Come è stato evidenziato nel corso dei lavori, tutti i vari “metodi”, compresi quelli elaborati nella Repubblica del Congo o nella realtà polacca, hanno in comune il lavoro di strada per costruire le relazioni, uno o più tappe intermedie di accoglienza in strutture aperte o residenziali e, infine, il rientro in famiglia o in una famiglia affidataria.
Il “metodo” italiano
Differisce dalle precedenti l’esperienza italiana dell’associazione “Nuovi Orizzonti”, nata nel 1991 nell’ambito della realtà di emarginazione della Stazione Termini di Roma, che si basa sulla riscoperta del Vangelo e la proposta di sperimentare la “potenza risanatrice”della fede e che prosegue livello di parrocchie e diocesi con obiettivi formativi e di comunicazione. In questo caso, devo essere gli stessi ragazzi non più in strada a farsi promontori di spettacoli, eventi, centri, capaci di contagiare gli altri e moltiplicare il messaggio di speranza.
Sempre tra le speranze, quella brasiliana dell’Organizzazione non governativa “indica”, alla cui presidenza vi è suor Maria Do Rosario Leite, religiosa salesiana, si basa sul metodo di Don Bosco. Nel raccontare i punti cardine dell’esperienza la religiosa ha sottolineato che “la strada è la fotografia della società” e i ragazzi di strada chiedono, gridano la loro “fame di attenzione”.”Ricostruire una vita distrutta dalla mancanza di amore, è esercitare la paternità spirituale che fa nascere di nuovo” e – secondo la religiosa – il metodo di Don Bosco, fatto di “ragione, religione, amorevolezza” è più attuale che mai. Due i capisaldi dell’azione: prima di tutto “creare” la rete di solidarietà, cercando di capire le cause della situazione, coinvolgendosi in prima persona. Secondo: promuovere le condizioni essenziale perché i ragazzi possano sopravvivere, con un minimo di dignità, grazie all’azione degli adulti che si prendono cura di loro e impostano un possibile reinserimento nelle famiglie di origine.

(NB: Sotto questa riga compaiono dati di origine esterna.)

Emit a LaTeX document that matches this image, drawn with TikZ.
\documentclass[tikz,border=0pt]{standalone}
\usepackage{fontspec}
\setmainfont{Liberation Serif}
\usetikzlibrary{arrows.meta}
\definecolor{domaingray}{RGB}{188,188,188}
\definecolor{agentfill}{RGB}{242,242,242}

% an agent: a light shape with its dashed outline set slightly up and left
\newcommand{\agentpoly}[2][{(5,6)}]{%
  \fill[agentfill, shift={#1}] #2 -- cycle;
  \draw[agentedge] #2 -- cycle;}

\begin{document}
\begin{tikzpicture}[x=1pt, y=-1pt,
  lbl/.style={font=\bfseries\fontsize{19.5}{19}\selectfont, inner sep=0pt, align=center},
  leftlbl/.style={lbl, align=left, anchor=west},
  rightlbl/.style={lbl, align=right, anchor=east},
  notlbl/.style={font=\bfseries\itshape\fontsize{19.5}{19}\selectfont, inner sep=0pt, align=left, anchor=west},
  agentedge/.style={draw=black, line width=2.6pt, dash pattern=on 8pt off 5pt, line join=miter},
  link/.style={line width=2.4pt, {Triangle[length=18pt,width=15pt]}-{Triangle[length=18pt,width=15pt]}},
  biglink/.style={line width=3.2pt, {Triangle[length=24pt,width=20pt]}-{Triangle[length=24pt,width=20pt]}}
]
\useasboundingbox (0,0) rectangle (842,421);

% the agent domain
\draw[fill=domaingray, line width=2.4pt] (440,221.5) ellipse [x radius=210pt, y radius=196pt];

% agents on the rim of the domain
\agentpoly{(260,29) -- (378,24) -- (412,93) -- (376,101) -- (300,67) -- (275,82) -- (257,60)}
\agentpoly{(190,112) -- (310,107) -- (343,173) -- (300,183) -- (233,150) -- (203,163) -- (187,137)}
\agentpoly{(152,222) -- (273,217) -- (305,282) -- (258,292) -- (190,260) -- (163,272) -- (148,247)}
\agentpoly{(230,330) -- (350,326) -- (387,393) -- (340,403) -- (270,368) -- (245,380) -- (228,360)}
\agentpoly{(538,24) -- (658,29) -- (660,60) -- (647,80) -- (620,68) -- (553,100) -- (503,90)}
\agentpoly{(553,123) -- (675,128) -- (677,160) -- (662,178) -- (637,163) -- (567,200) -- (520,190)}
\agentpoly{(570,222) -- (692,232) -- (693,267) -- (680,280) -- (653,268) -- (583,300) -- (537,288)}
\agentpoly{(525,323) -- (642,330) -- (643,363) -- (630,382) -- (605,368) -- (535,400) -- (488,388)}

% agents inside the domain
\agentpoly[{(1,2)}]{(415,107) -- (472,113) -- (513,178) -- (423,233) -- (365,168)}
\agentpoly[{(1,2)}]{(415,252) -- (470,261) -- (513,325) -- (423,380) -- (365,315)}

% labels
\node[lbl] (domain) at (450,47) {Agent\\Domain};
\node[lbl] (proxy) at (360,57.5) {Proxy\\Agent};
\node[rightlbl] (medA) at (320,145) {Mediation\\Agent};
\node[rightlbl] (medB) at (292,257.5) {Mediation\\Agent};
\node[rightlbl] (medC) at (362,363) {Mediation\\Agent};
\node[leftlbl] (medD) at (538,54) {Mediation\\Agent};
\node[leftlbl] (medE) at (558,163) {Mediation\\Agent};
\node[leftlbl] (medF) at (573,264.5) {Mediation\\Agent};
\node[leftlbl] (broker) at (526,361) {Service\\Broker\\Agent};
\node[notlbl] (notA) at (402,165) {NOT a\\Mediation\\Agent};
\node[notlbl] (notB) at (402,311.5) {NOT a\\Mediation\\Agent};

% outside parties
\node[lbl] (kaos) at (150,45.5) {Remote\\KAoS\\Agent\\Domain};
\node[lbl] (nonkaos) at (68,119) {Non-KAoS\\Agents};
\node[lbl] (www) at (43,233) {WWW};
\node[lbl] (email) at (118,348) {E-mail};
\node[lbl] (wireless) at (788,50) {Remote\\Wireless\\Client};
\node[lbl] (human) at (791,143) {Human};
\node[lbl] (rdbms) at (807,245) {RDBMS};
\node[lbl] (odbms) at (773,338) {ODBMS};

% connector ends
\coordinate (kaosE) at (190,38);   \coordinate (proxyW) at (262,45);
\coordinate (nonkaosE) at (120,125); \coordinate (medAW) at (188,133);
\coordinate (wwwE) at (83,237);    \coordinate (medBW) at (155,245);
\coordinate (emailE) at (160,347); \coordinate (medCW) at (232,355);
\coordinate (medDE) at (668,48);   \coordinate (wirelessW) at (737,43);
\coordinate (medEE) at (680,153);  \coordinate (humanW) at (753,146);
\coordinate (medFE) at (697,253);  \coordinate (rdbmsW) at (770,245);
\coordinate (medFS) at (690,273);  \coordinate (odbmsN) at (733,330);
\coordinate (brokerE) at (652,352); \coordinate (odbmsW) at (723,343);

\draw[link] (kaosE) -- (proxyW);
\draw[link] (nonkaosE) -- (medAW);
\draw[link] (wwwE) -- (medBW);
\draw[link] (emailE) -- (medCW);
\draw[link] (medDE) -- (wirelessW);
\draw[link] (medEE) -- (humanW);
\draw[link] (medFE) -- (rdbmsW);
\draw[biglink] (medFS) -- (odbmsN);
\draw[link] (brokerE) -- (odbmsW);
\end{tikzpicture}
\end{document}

Che la chiesa si occupi di questa realtà – è stato detto durante i lavori – costituisce certamente un segnale di grande speranza. Ma, allo stesso tempo, è una denuncia fortissima verso l’indifferenza delle strutture. Come ha messo in evidenza il padre Shay Cullen, presidente della “Preda Foundation” delle Filippine, “ i bambini non hanno voce, non hanno voto e dunque non hanno potere. Non hanno nessuno che li protegga in maniera regolare! E così, ad esempio, “il Parlamento filippino non è riuscito a varare un progetto di legge che avrebbe evitato a migliaia di ragazzi di strada con problemi con la giustizia di andare in prigione assieme a criminali adulti in carceri sovraffollate”.